** START DATA BLOCK **

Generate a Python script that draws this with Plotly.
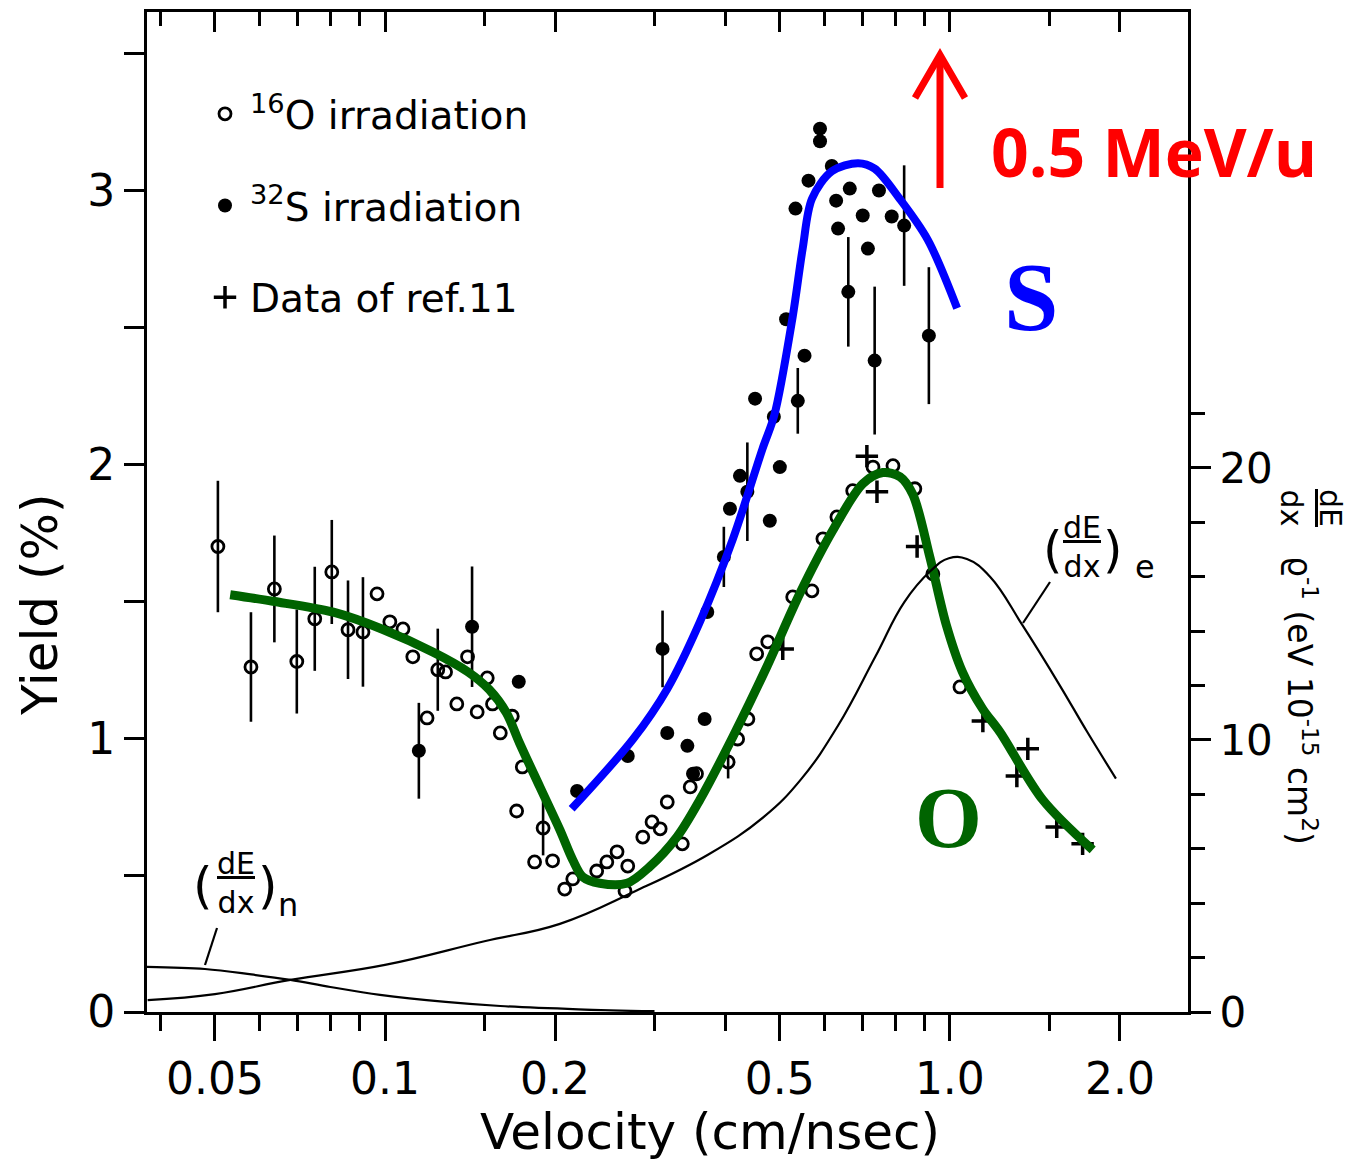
import numpy as np
import plotly.graph_objects as go

# ---------------- data ----------------
# 16O irradiation (open circles): velocity (cm/nsec), yield (%), error
o16_v = [0.0506, 0.0579, 0.0637, 0.0698, 0.0751, 0.0805, 0.086, 0.0914, 0.0968, 0.102,
         0.1076, 0.112, 0.1187, 0.124, 0.128, 0.134, 0.140, 0.1456, 0.1517, 0.155,
         0.160, 0.168, 0.175, 0.171, 0.1905, 0.184, 0.198, 0.208, 0.215, 0.237,
         0.247, 0.2575, 0.269, 0.266, 0.286, 0.297, 0.307, 0.336, 0.316, 0.347,
         0.356, 0.405, 0.421, 0.439, 0.455, 0.476, 0.527, 0.570, 0.596, 0.631,
         0.673, 0.731, 0.793, 0.867, 0.933, 1.042]
o16_y = [1.70, 1.26, 1.545, 1.28, 1.436, 1.607, 1.396, 1.388, 1.527, 1.425,
         1.399, 1.297, 1.074, 1.25, 1.242, 1.125, 1.297, 1.096, 1.22, 1.125,
         1.019, 1.08, 0.895, 0.734, 0.672, 0.548, 0.552, 0.449, 0.486, 0.515,
         0.548, 0.585, 0.533, 0.442, 0.639, 0.694, 0.669, 0.614, 0.767, 0.822,
         0.87, 0.913, 0.997, 1.07, 1.308, 1.352, 1.516, 1.538, 1.728, 1.808,
         1.904, 1.99, 1.995, 1.911, 1.60, 1.187]
o16_err = [0.24, 0.20, 0.195, 0.19, 0.19, 0.19, 0.18, 0.20, 0, 0,
           0, 0, 0, 0.15, 0, 0, 0, 0, 0, 0,
           0, 0, 0, 0, 0.10, 0, 0, 0, 0, 0,
           0, 0, 0, 0, 0, 0, 0, 0, 0, 0,
           0, 0.06, 0, 0, 0, 0, 0, 0, 0, 0,
           0, 0, 0, 0, 0, 0]

# 32S irradiation (filled circles)
s32_v = [0.1148, 0.1426, 0.1725, 0.2188, 0.269, 0.310, 0.316, 0.343, 0.351, 0.368,
         0.372, 0.398, 0.408, 0.425, 0.438, 0.452, 0.488, 0.500, 0.480, 0.513,
         0.538, 0.553, 0.533, 0.562, 0.589, 0.589, 0.618, 0.629, 0.634, 0.661,
         0.665, 0.701, 0.716, 0.736, 0.749, 0.789, 0.830, 0.918]
s32_y = [0.954, 1.407, 1.206, 0.807, 0.935, 1.326, 1.019, 0.972, 0.87, 1.07,
         1.461, 1.662, 1.838, 1.958, 1.90, 2.24, 2.174, 1.99, 1.794, 2.53,
         2.232, 2.397, 2.934, 3.036, 3.226, 3.18, 3.09, 2.963, 2.861, 2.63,
         3.007, 2.909, 2.788, 2.379, 3.0, 2.905, 2.872, 2.47]
s32_err = [0.175, 0.22, 0, 0, 0, 0.14, 0, 0, 0, 0,
           0, 0.11, 0, 0, 0.18, 0, 0, 0, 0, 0,
           0.12, 0, 0, 0, 0, 0, 0, 0, 0, 0.20,
           0, 0, 0, 0.27, 0, 0, 0.22, 0.25]

# Data of ref. 11 (plus signs)
ref11_v = [0.506, 0.713, 0.743, 0.875, 1.144, 1.314, 1.374, 1.546, 1.718]
ref11_y = [1.326, 2.03, 1.90, 1.70, 1.063, 0.862, 0.961, 0.676, 0.614]

# hand-drawn fit for O (green)
fitO_v = [0.0532, 0.0633, 0.081, 0.0992, 0.122, 0.140, 0.153, 0.164, 0.173, 0.188,
          0.204, 0.215, 0.224, 0.240, 0.268, 0.294, 0.329, 0.361, 0.413, 0.474,
          0.543, 0.621, 0.702, 0.761, 0.816, 0.860, 0.922, 0.985, 1.052, 1.143,
          1.226, 1.46, 1.79]
fitO_y = [1.524, 1.50, 1.46, 1.397, 1.313, 1.243, 1.177, 1.093, 0.983, 0.822,
          0.665, 0.555, 0.493, 0.47, 0.47, 0.53, 0.64, 0.775, 1.005, 1.26,
          1.53, 1.76, 1.93, 1.97, 1.955, 1.89, 1.66, 1.415, 1.243, 1.107,
          1.023, 0.775, 0.592]

# hand-drawn fit for S (blue)
fitS_v = [0.214, 0.275, 0.316, 0.361, 0.413, 0.466, 0.489, 0.527, 0.549, 0.570,
          0.618, 0.688, 0.736, 0.815, 0.914, 1.03]
fitS_y = [0.742, 0.997, 1.18, 1.425, 1.728, 2.057, 2.18, 2.54, 2.79, 2.97,
          3.07, 3.10, 3.08, 2.97, 2.82, 2.57]

# stopping powers (right axis, eV 1e-15 cm^2)
dedx_e_v = [0.038, 0.05, 0.068, 0.1, 0.15, 0.204, 0.276, 0.373, 0.469, 0.545,
            0.634, 0.737, 0.83, 0.923, 0.996, 1.072, 1.178, 1.346, 1.566, 1.75, 1.968]
dedx_e = [0.44, 0.66, 1.18, 1.73, 2.6, 3.24, 4.42, 5.78, 7.18, 8.55,
          10.53, 13.04, 15.06, 16.2, 16.68, 16.65, 16.0, 14.2, 12.0, 10.3, 8.58]
dedx_n_v = [0.0379, 0.048, 0.058, 0.068, 0.08, 0.098, 0.128, 0.16, 0.22, 0.3]
dedx_n = [1.66, 1.58, 1.38, 1.18, 0.92, 0.63, 0.37, 0.22, 0.1, 0.03]

# ticks
x_tickvals = [0.05, 0.1, 0.2, 0.5, 1.0, 2.0]
x_ticktext = ["0.05", "0.1", "0.2", "0.5", "1.0", "2.0"]
x_minor = [0.04, 0.06, 0.07, 0.08, 0.09, 0.15, 0.3, 0.4, 0.6, 0.7, 0.8, 0.9, 1.5]
y_tickvals = [0, 1, 2, 3]
y_minor = [0.5, 1.5, 2.5, 3.5]
y2_tickvals = [0, 10, 20]
y2_minor = [2, 4, 6, 8, 12, 14, 16, 18, 22]

# ---------------- layout geometry (page pixels) ----------------
OFF = 8                      # default page body margin
W, H = 1359 - 2 * OFF, 1172 - 2 * OFF
L, R, T, B = 147, 1188, 12, 1012
XR = [np.log10(0.0379), np.log10(2.64)]
YR = [0, 3.652]
Y2R = [0, 36.76]


def P(px, py):
    return (px - L) / (R - L), (B - py) / (B - T)


FONT = "DejaVu Sans"
BLACK = "black"

fig = go.Figure()

# stopping power curves (thin black)
fig.add_trace(go.Scatter(x=dedx_e_v, y=dedx_e, yaxis="y2", mode="lines",
                         line=dict(color=BLACK, width=2.2, shape="spline", smoothing=1.2),
                         showlegend=False, hoverinfo="skip"))
fig.add_trace(go.Scatter(x=dedx_n_v, y=dedx_n, yaxis="y2", mode="lines",
                         line=dict(color=BLACK, width=2.2, shape="spline", smoothing=1.0),
                         showlegend=False, hoverinfo="skip"))

# data
fig.add_trace(go.Scatter(x=o16_v, y=o16_y, mode="markers", name="<sup>16</sup>O irradiation",
                         legendgroup="a",
                         marker=dict(symbol="circle-open", size=12, color=BLACK,
                                     line=dict(width=2.8, color=BLACK)),
                         error_y=dict(type="data", array=o16_err, visible=True,
                                      color=BLACK, thickness=2.6, width=0)))
fig.add_trace(go.Scatter(x=s32_v, y=s32_y, mode="markers", name="<sup>32</sup>S irradiation",
                         legendgroup="b",
                         marker=dict(symbol="circle", size=14, color=BLACK),
                         error_y=dict(type="data", array=s32_err, visible=True,
                                      color=BLACK, thickness=2.6, width=0)))
fig.add_trace(go.Scatter(x=ref11_v, y=ref11_y, mode="markers", name="Data of ref.11",
                         legendgroup="c",
                         marker=dict(symbol="cross-thin", size=16, color=BLACK,
                                     line=dict(width=3.5, color=BLACK))))

# hand-drawn fits
fig.add_trace(go.Scatter(x=fitS_v, y=fitS_y, mode="lines", showlegend=False,
                         line=dict(color="#0000ff", width=8, shape="spline", smoothing=0.9),
                         hoverinfo="skip"))
fig.add_trace(go.Scatter(x=fitO_v, y=fitO_y, mode="lines", showlegend=False,
                         line=dict(color="#006400", width=9, shape="spline", smoothing=0.9),
                         hoverinfo="skip"))

# empty trace to anchor the top axis
fig.add_trace(go.Scatter(x=[], y=[], xaxis="x2", showlegend=False, hoverinfo="skip"))

tickfont = dict(family=FONT, size=44, color=BLACK)

fig.update_layout(
    width=W, height=H,
    margin=dict(l=L - OFF, r=W - (R - OFF), t=T - OFF, b=H - (B - OFF), pad=0),
    paper_bgcolor="white", plot_bgcolor="white",
    font=dict(family=FONT, color=BLACK),
    xaxis=dict(type="log", range=XR, tickmode="array", tickvals=x_tickvals, ticktext=x_ticktext,
               ticks="outside", ticklen=26, tickwidth=3, tickcolor=BLACK,
               showline=True, linewidth=3, linecolor=BLACK, showgrid=False, zeroline=False,
               tickfont=tickfont,
               minor=dict(tickmode="array", tickvals=x_minor, ticks="outside", ticklen=16,
                          tickwidth=3, tickcolor=BLACK, showgrid=False)),
    xaxis2=dict(type="log", range=XR, overlaying="x", side="top", tickmode="array",
                tickvals=x_tickvals, showticklabels=False, ticks="inside", ticklen=20,
                tickwidth=3, tickcolor=BLACK, showline=True, linewidth=3, linecolor=BLACK,
                showgrid=False, zeroline=False,
                minor=dict(tickmode="array", tickvals=x_minor, ticks="inside", ticklen=14,
                           tickwidth=3, tickcolor=BLACK, showgrid=False)),
    yaxis=dict(range=YR, tickmode="array", tickvals=y_tickvals, ticks="outside", ticklen=20,
               tickwidth=3, tickcolor=BLACK, showline=True, linewidth=3, linecolor=BLACK,
               showgrid=False, zeroline=False, tickfont=tickfont,
               minor=dict(tickmode="array", tickvals=y_minor, ticks="outside", ticklen=20,
                          tickwidth=3, tickcolor=BLACK, showgrid=False)),
    yaxis2=dict(range=Y2R, overlaying="y", side="right", tickmode="array",
                tickvals=y2_tickvals, ticks="outside", ticklen=20, tickwidth=3, tickcolor=BLACK,
                showline=True, linewidth=3, linecolor=BLACK, showgrid=False, zeroline=False,
                tickfont=dict(family=FONT, size=42, color=BLACK),
                minor=dict(tickmode="array", tickvals=y2_minor, ticks="outside", ticklen=14,
                           tickwidth=3, tickcolor=BLACK, showgrid=False)),
    showlegend=True,
    legend=dict(x=P(200, 0)[0], y=P(0, 82)[1], xanchor="left", yanchor="top",
                bgcolor="rgba(0,0,0,0)", font=dict(family=FONT, size=39, color=BLACK),
                tracegroupgap=38, itemwidth=40),
)

ann = []
shapes = []


def text(px, py, s, size, color=BLACK, family=FONT, angle=0, xanchor="center", yanchor="middle"):
    x, y = P(px, py)
    ann.append(dict(x=x, y=y, xref="paper", yref="paper", text=s, showarrow=False,
                    textangle=angle, xanchor=xanchor, yanchor=yanchor,
                    font=dict(family=family, size=size, color=color)))


def seg(p1, p2, color=BLACK, width=2.2):
    x0, y0 = P(*p1)
    x1, y1 = P(*p2)
    shapes.append(dict(type="line", xref="paper", yref="paper", x0=x0, y0=y0, x1=x1, y1=y1,
                       line=dict(color=color, width=width)))


# axis titles
text(710, 1132, "Velocity (cm/nsec)", 50)
text(40, 605, "Yield (%)", 50, angle=-90)

# right axis title
text(1311, 508, "<u>dE</u><br>dx", 30, angle=90)
text(1302, 700, "ϱ<sup>-1</sup> (eV 10<sup>-15</sup> cm<sup>2</sup>)", 33, angle=90)

# (dE/dx)n label
text(203, 886, "(", 50)
text(236, 883, "<u>dE</u><br>dx", 30)
text(268, 886, ")", 50)
text(288, 905, "n", 32)
seg((217, 928), (205, 965))

# (dE/dx)e label
text(1053, 550, "(", 50)
text(1082, 547, "<u>dE</u><br>dx", 30)
text(1113, 550, ")", 50)
text(1145, 567, "e", 32)
seg((1050, 582), (1023, 623))

# red arrow and label
seg((940, 62), (940, 188), color="#ff0000", width=7)
ax0, ay0 = P(915, 98)
ax1, ay1 = P(940, 55)
ax2, ay2 = P(965, 98)
shapes.append(dict(type="path", xref="paper", yref="paper",
                   path=f"M {ax0} {ay0} L {ax1} {ay1} L {ax2} {ay2}",
                   line=dict(color="#ff0000", width=7)))
text(1154, 151, "<b>0.5 MeV/u</b>", 66, color="#ff0000", family="Open Sans")

# curve labels
text(1031, 297, "<b>S</b>", 98, color="#0000ff", family="Liberation Serif")
text(948, 818, "<b>O</b>", 86, color="#006400", family="Liberation Serif")

fig.update_layout(annotations=ann, shapes=shapes)

fig.write_html("out.html")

** END DATA BLOCK **

> _TASK PROMPT_:
Output exactly the span of lines from the top of the listing through the line holding "import plotly.graph_objects as go", and leave every picture out.

> _REPLY_:
Generate a Python script that draws this with Plotly.
import numpy as np
import plotly.graph_objects as go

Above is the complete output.